Making Predictions with Linear Regression

Linear Regression

Linear Regression stands as one of the most fundamental algorithms in the field of machine learning and data science. It’s not only a staple in the toolbox of any data analyst but also a gateway to understanding the predictive power harnessed by AI. In this post, I’ll take you through a project where I applied linear regression to a real-world problem: predicting housing prices.

Project Overview

My journey began with a dataset reflective of the housing market, brimming with various features: from crime rates to the concentrations of nitric oxides, average numbers of rooms, accessibility to highways, and more. My objective was clear: predict the price of a house based on these features.

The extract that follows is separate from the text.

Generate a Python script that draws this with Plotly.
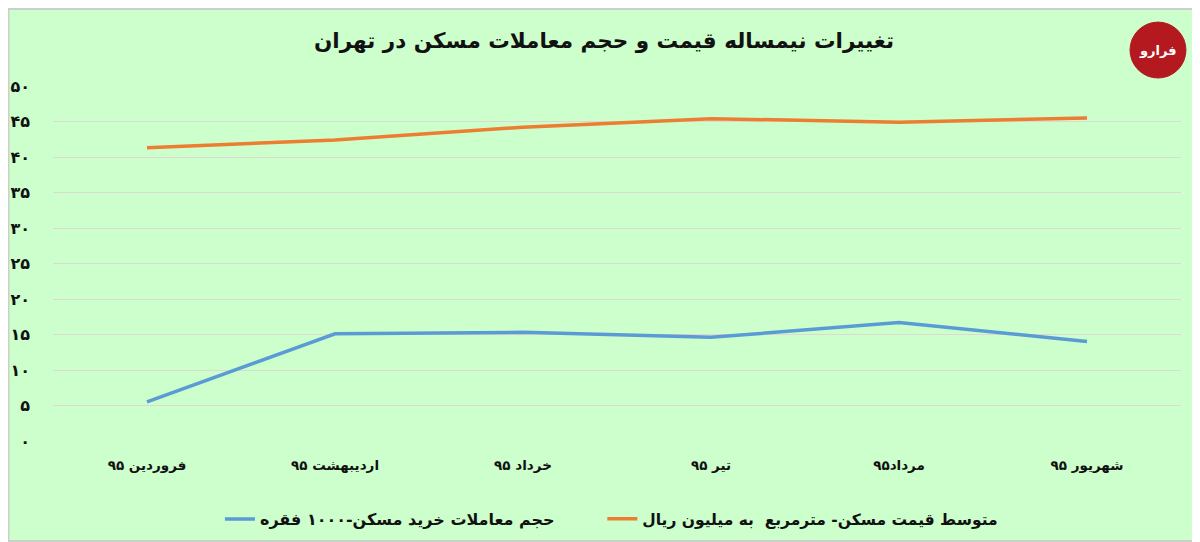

Data Loading and Understanding

Like any good story, my started with an introduction to the characters – the variables. By loading my dataset and meticulously reviewing each variable’s role, I set the stage for my analysis. Understanding the data is paramount; it lays the groundwork for all subsequent steps and ensures my models are built on a solid foundation.

Preparing the Data

Next, I divided my dataset into inputs and outputs, the predictors and the predicted. This step is akin to casting roles in a play, deciding which actors take the stage (input features) and what story they’ll tell (output predictions).

Training and Test Split

In machine learning, it’s essential to leave out a part of the data as a final exam for our model — this is my test set. I split my data, reserving 30% of it for testing, ensuring that my model would be judged on unseen data, a true test of its predictive abilities.

Visualizing Relationships

Before I let my model learn from the data, I took a visual approach to understand the relationships between my features and the target variable. Through pair plots, I gained insights into which variables showed promise as predictors and which might require a second look.

The Linear Regression Model

With my stage set, I introduced the star of the show — my linear regression model. This model learns from the training data, adjusting its parameters to fit the patterns it observes. I trained it, I tested it, and then I visualized its predictions against actual values.

Performance Evaluation

No performance is complete without a review. I turned to two key metrics to evaluate my model: the Root Mean Square Error (RMS) and the R-squared value. The RMS told me how close my predictions were to reality, on average. The R-squared value gave me the percentage of variance my model could explain.

Results and Reflections

My model performed admirably, with an R-squared value of 0.7495, suggesting that it could explain about 75% of the variance in housing prices. However, the RMS of 4.6650 indicated room for improvement.


Linear regression provided me with a powerful baseline model for predicting housing prices. My analysis demonstrated a structured approach to predictive modeling using Python, which is both accessible and potent. Yet, like any first draft, my model can be revised and improved. The path forward may involve feature engineering, model tuning, or even exploring more sophisticated algorithms.